Très vite, les manifestants s'éparpillent dans les avenues proches. Plusieurs dizaines de voitures sont en feu sur l'avenue de Friedland et l'avenue Kléber, deux artères menant à la place de l'Etoile. Avenue Kléber, plusieurs agences bancaires sont vandalisées et un hôtel particulier est incendié. "Je suis solidaire avec les 'gilets jaunes', mais j'ai envie de pleurer face à toute cette violence, résume Fanny, une infirmière de 47 ans. Ça sent la révolution." Parmi les 5 000 "gilets jaunes" refoulés dans ces quartiers, la majorité est non violente mais est débordée par les casseurs, décrit Le Parisien. "Nous sommes un mouvement pacifique, c'est juste que nous sommes désorganisés", déplore Dan Lodi, un manifestant de 68 ans.

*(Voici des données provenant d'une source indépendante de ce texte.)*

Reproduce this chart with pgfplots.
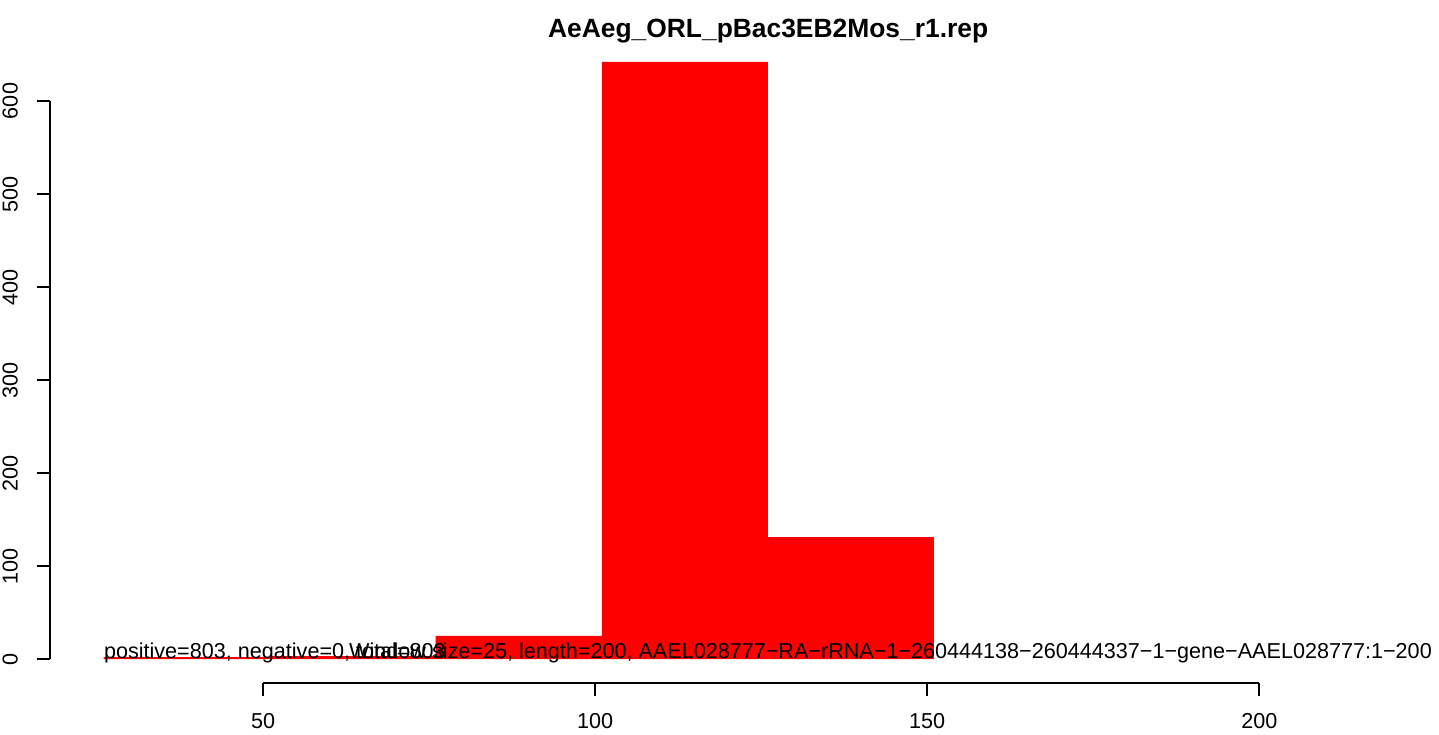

En milieu d'après-midi, un groupe de manifestants dispersés par les très nombreux canons à eau, grenades dispersantes et gaz lacrymogènes se détache et se dirige calmement et en musique vers la rue de Rivoli, la grande artère commerçante qui traverse le cœur de Paris d'est en ouest. Ils sont rejoints par des cheminots qui se trouvaient à Saint-Lazare et par des membres du collectif de soutien à la famille d'Adama Traoré

Un manifestant dans le coma

Un calme précaire s'installe en début de soirée, avant que la manifestation ne prenne une tournure dramatique dans le quartier de Rivoli. Plusieurs personnes se mettent à desceller une grille du jardin des Tuileries qui s'effondre brusquement sur un manifestant. L'homme, gravement blessé, tombe dans le coma. Selon le ministère de l'Intérieur, "son état de santé relève de l'urgence absolue". Sur le sol, une journaliste du Monde relève la présence de boules de pétanque. Dans le même temps, un fusil d'assaut est dérobé dans une voiture de police. 

Du côté des forces de l'ordre, des critiques se font entendre sur la gestion de la situation par les autorités. Le syndicat de police Alliance évoque des "scènes d'insurrection" et Unité SGP Police refuse que les policiers soient les "boucs émissaires de l'autisme du gouvernement". 

Il n'y a pas de parcours de manifestation, il n'y a pas de service d'ordre à qui l'on peut se référer et les "gilets jaunes" sont submergés par les casseurs.

Philippe Capon, UNSA Police

à franceinfo

"Utiliser les règles d’une fan zone dans une manifestation comme celle des 'gilets jaunes' relève d’une erreur d’analyse. Demander à des 'gilets jaunes' de sortir leur carte d’identité pour manifester dans un périmètre sanctuarisé, cela ne colle pas avec la nature même de ce mouvement, par essence indiscipliné et inorganisé", critique un ancien responsable du ministère de l'Intérieur dans Le Parisien.

A l'issue de cette troisième journée d'action nationale des "gilets jaunes", 412 personnes sont interpellées et 378 placées en garde à vue à Paris. Selon la préfecture de police, 113 personnes sont blessées, dont 23 parmi les forces de l'ordre. Au total, près de 190 départs de feu ont été traités par les sapeurs-pompiers et six immeubles ont été incendiés.

L'état d'urgence envisagé

Samedi soir, pendant que les voitures continuent de brûler à Paris, Emmanuel Macron, en Argentine pour le G20, déclare qu'il "n'acceptera jamais la violence", qui n'a selon lui "rien à voir avec l'expression d'une colère légitime""Les coupables de ces violences ne veulent pas de changement, ne veulent aucune amélioration, ils veulent le chaos", affirme-t-il. Dans la foulée, Edouard Philippe annonce l'annulation de son déplacement en Pologne pour le sommet sur le climat COP24.

Quelques minutes plus tard, sur BFMTV, Christophe Castaner appelle les "gilets jaunes" à "lever le pied" et "revenir autour de la table", tout en esquissant un mea culpa. 

On a objectivement mal géré la communication, la pédagogie, notamment sur l’enjeu de se sortir du tout-pétrole, sur cette exigence de souveraineté nationale de baisse de dépenses et d’augmentation du pouvoir d’achat.

Christophe Castaner

sur BFMTV

Il n'exclut toutefois pas de recourir aux grands moyens pour empêcher une nouvelle flambée de violence. En instaurant l'état d'urgence ? "Tout ce qui permettra de sécuriser plus, moi je n'ai pas de tabou, assure-t-il. Je suis prêt à tout regarder."